Paul Audi : “Je suis obsédé par la nécessité de libérer la liberté en moi”
Dans son nouvel ouvrage, Troublante Identité (Stock, 2022), Paul Audi cherche à comprendre ce qui ne va pas chez lui depuis des années : la honte de soi, l’ambivalence de son rapport à son pays natal, le Liban. Mais le philosophe veut à échapper à toute réduction identitaire. Il revient ici sur ce travail d’une vie – une « éthique appliquée », animée par l’horizon de la liberté.
Votre livre, Troublante Identité, se penche sur ce que vous appelez “ce problème avec moi”, à savoir votre difficulté à définir votre identité. Qu’est-ce qui vous a poussé à vous lancer dans cette auto-analyse ?
Paul Audi : En mettant ce problème à découvert, j’ai pris le risque de me dévoiler, voire de me mettre à nu. Il y a eu un élément déclenchant : l’épreuve du deuil. Qu’on ne s’étonne pas que mon livre comporte des accents élégiaques : j’y assiste à un enterrement. De qui ? De quoi ? D’un certain moi sujet à une insurmontable haine de soi. Mais ce moi haï et, pour cette raison, haïssable, je me suis efforcé de l’enterrer à une période où j’ai dû dire trois fois adieu : il y a eu le décès de ma mère, d’abord, et je crois que je n’aurais pas eu l’idée d’écrire ce livre de son vivant ; celui de mon père, que j’ai anticipé car il était alors très gravement malade ; et puis il y a eu le deuil, surprenant pour moi, du Liban lui-même. Car ce pays n’est plus qu’un cadavre à la renverse. La vérité est que je ne m’attendais pas à éprouver un sentiment à la fois de colère et de chagrin devant cette mort que je voyais pourtant venir de loin, et qui est devenue soudain effective.
“L’identité en elle-même est réductrice. […] Ce que l’identité identifie dans l’être, c’est une particularité”
Qu’est-ce que ces trois deuils ont réactivé chez vous ?
Ces trois deuils ont réactivé des affects profonds, qui m’ont renvoyé à mon adolescence, lorsque j’ai eu pour la première fois la sensation fracassante qu’un pays pouvait être enseveli corps et biens, comme ce fut le cas du Liban sous les décombres d’une guerre civile. C’est là une expérience unique, et effrayante, que j’ai ressentie à l’âge de 12-13 ans, peu de temps après m’être installé en France. J’ai très vite senti que les Libanais, ces champions de la survie, ne s’en relèveraient jamais. Hélas ! L’histoire m’a, depuis, donné raison, comme elle a donné raison à tous ces Libanais qui, réfugiés à l’étranger, se sont convaincus, parfois à leur corps défendant, que leur avenir devait se jouer ailleurs.

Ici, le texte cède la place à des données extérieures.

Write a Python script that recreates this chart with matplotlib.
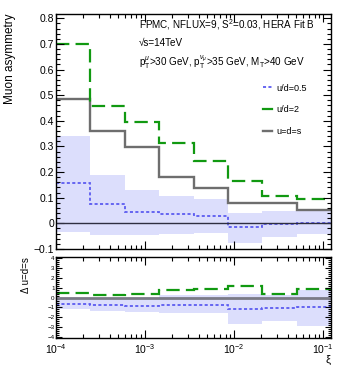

Qu’est ce qui ne collait pas dans votre adolescence, après que vous avez été naturalisé Français ?
Ce qui ne collait pas, c’était de ne pouvoir jamais être à la hauteur de la dette qu’il m’incombait d’acquitter. En arrivant à Paris et en reconnaissant la France comme mon pays, comme quelque chose qui m’attendait et que j’attendais secrètement depuis ma naissance, j’ai éprouvé un sentiment de gratitude infinie. Mais toutes les choses que je pouvais dire ou faire ne l’exprimaient pas comme il l’aurait fallu. Que je reconnaisse que ce défaut est dans l’ordre des choses m’a pris un certain temps. Entretemps, ce sentiment de dette a donné lieu à ce que j’appelle le « syndrome du naturalisé », qui ne m’a pas lâché d’une semelle. J’entends par là le fait de vouloir sans cesse sinon briller, du moins ne pas démériter aux yeux de la mère d’adoption. Cela produit une surenchère : on se veut plus français que les Français, sans mesurer à quel point c’est absurde.